> **The request**:
Exactly repeat the material, dropping only the pictures.

* begin *

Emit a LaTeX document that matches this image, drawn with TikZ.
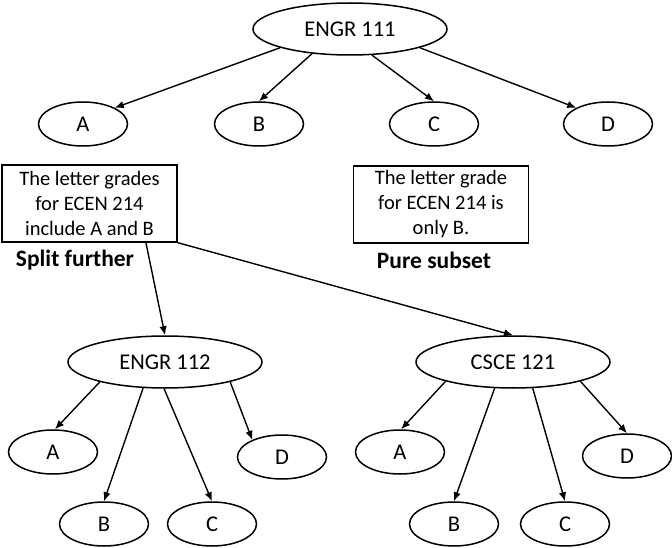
\documentclass[tikz,border=0pt]{standalone}
\usepackage{fontspec}
\setmainfont{Carlito}
\usetikzlibrary{shapes.geometric,arrows.meta,calc}
\begin{document}
\begin{tikzpicture}[x=1pt,y=-1pt,
 big/.style={ellipse,draw,line width=1.5pt,inner sep=0pt,minimum width=194pt,minimum height=52pt,font=\fontsize{22.5}{26}\selectfont},
 small/.style={ellipse,draw,line width=1.5pt,inner sep=0pt,minimum width=89pt,minimum height=44pt,font=\fontsize{22.5}{26}\selectfont},
 note/.style={draw,line width=1.3pt,inner sep=0pt,minimum width=175pt,minimum height=77pt,align=center,font=\fontsize{20.5}{25}\selectfont},
 tag/.style={font=\bfseries\fontsize{23.5}{27}\selectfont},
 arr/.style={-{Latex[length=9pt,width=7.5pt]},line width=1.4pt}]
\useasboundingbox (0,0) rectangle (672,548);
\node[big] (e111) at (350,29) {ENGR 111};
\node[small] (tA) at (83,124) {A};
\node[small] (tB) at (259,124) {B};
\node[small] (tC) at (434,124) {C};
\node[small] (tD) at (608,124) {D};
\node[note] (nl) at (89.5,203.5) {The letter grades\\for ECEN 214\\include A and B};
\node[note] (nr) at (441,204.5) {The letter grade\\for ECEN 214 is\\only B.};
\node[tag] (sl) at (75,260) {Split further};
\node[tag] (sr) at (434,260) {Pure subset};
\node[big] (e112) at (165,362) {ENGR 112};
\node[small] (lA) at (53,452) {A};
\node[small] (lB) at (104,524) {B};
\node[small] (lC) at (212,524) {C};
\node[small] (lD) at (282,457) {D};
\node[big] (c121) at (513,362) {CSCE 121};
\node[small] (rA) at (400,452) {A};
\node[small] (rB) at (454,524) {B};
\node[small] (rC) at (565,524) {C};
\node[small] (rD) at (627,456) {D};
\draw[arr] (e111.-165) -- (tA.27);
\draw[arr] (e111.-147) -- (tB.90);
\draw[arr] (e111.-50) -- (tC.90);
\draw[arr] (e111.-15) -- (tD.153);
\coordinate (ls) at ($(nl.south west)!0.82!(nl.south east)$);
\draw[arr] (ls) -- (e112.90);
\draw[arr] (nl.south east) -- (c121.90);
\draw[arr] (e112.-163) -- (lA.85);
\draw[arr] (e112.-130) -- (lB.90);
\draw[arr] (e112.-92) -- (lC.90);
\draw[arr] (e112.-17) -- (lD.150);
\draw[arr] (c121.-164) -- (rA.87);
\draw[arr] (c121.-125) -- (rB.90);
\draw[arr] (c121.-53) -- (rC.90);
\draw[arr] (c121.-16) -- (rD.90);
\end{tikzpicture}
\end{document}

* end *

> **Response**:
Emit a LaTeX document that matches this image, drawn with TikZ.
\documentclass[tikz,border=0pt]{standalone}
\usepackage{fontspec}
\setmainfont{Carlito}
\usetikzlibrary{shapes.geometric,arrows.meta,calc}
\begin{document}
\begin{tikzpicture}[x=1pt,y=-1pt,
 big/.style={ellipse,draw,line width=1.5pt,inner sep=0pt,minimum width=194pt,minimum height=52pt,font=\fontsize{22.5}{26}\selectfont},
 small/.style={ellipse,draw,line width=1.5pt,inner sep=0pt,minimum width=89pt,minimum height=44pt,font=\fontsize{22.5}{26}\selectfont},
 note/.style={draw,line width=1.3pt,inner sep=0pt,minimum width=175pt,minimum height=77pt,align=center,font=\fontsize{20.5}{25}\selectfont},
 tag/.style={font=\bfseries\fontsize{23.5}{27}\selectfont},
 arr/.style={-{Latex[length=9pt,width=7.5pt]},line width=1.4pt}]
\useasboundingbox (0,0) rectangle (672,548);
\node[big] (e111) at (350,29) {ENGR 111};
\node[small] (tA) at (83,124) {A};
\node[small] (tB) at (259,124) {B};
\node[small] (tC) at (434,124) {C};
\node[small] (tD) at (608,124) {D};
\node[note] (nl) at (89.5,203.5) {The letter grades\\for ECEN 214\\include A and B};
\node[note] (nr) at (441,204.5) {The letter grade\\for ECEN 214 is\\only B.};
\node[tag] (sl) at (75,260) {Split further};
\node[tag] (sr) at (434,260) {Pure subset};
\node[big] (e112) at (165,362) {ENGR 112};
\node[small] (lA) at (53,452) {A};
\node[small] (lB) at (104,524) {B};
\node[small] (lC) at (212,524) {C};
\node[small] (lD) at (282,457) {D};
\node[big] (c121) at (513,362) {CSCE 121};
\node[small] (rA) at (400,452) {A};
\node[small] (rB) at (454,524) {B};
\node[small] (rC) at (565,524) {C};
\node[small] (rD) at (627,456) {D};
\draw[arr] (e111.-165) -- (tA.27);
\draw[arr] (e111.-147) -- (tB.90);
\draw[arr] (e111.-50) -- (tC.90);
\draw[arr] (e111.-15) -- (tD.153);
\coordinate (ls) at ($(nl.south west)!0.82!(nl.south east)$);
\draw[arr] (ls) -- (e112.90);
\draw[arr] (nl.south east) -- (c121.90);
\draw[arr] (e112.-163) -- (lA.85);
\draw[arr] (e112.-130) -- (lB.90);
\draw[arr] (e112.-92) -- (lC.90);
\draw[arr] (e112.-17) -- (lD.150);
\draw[arr] (c121.-164) -- (rA.87);
\draw[arr] (c121.-125) -- (rB.90);
\draw[arr] (c121.-53) -- (rC.90);
\draw[arr] (c121.-16) -- (rD.90);
\end{tikzpicture}
\end{document}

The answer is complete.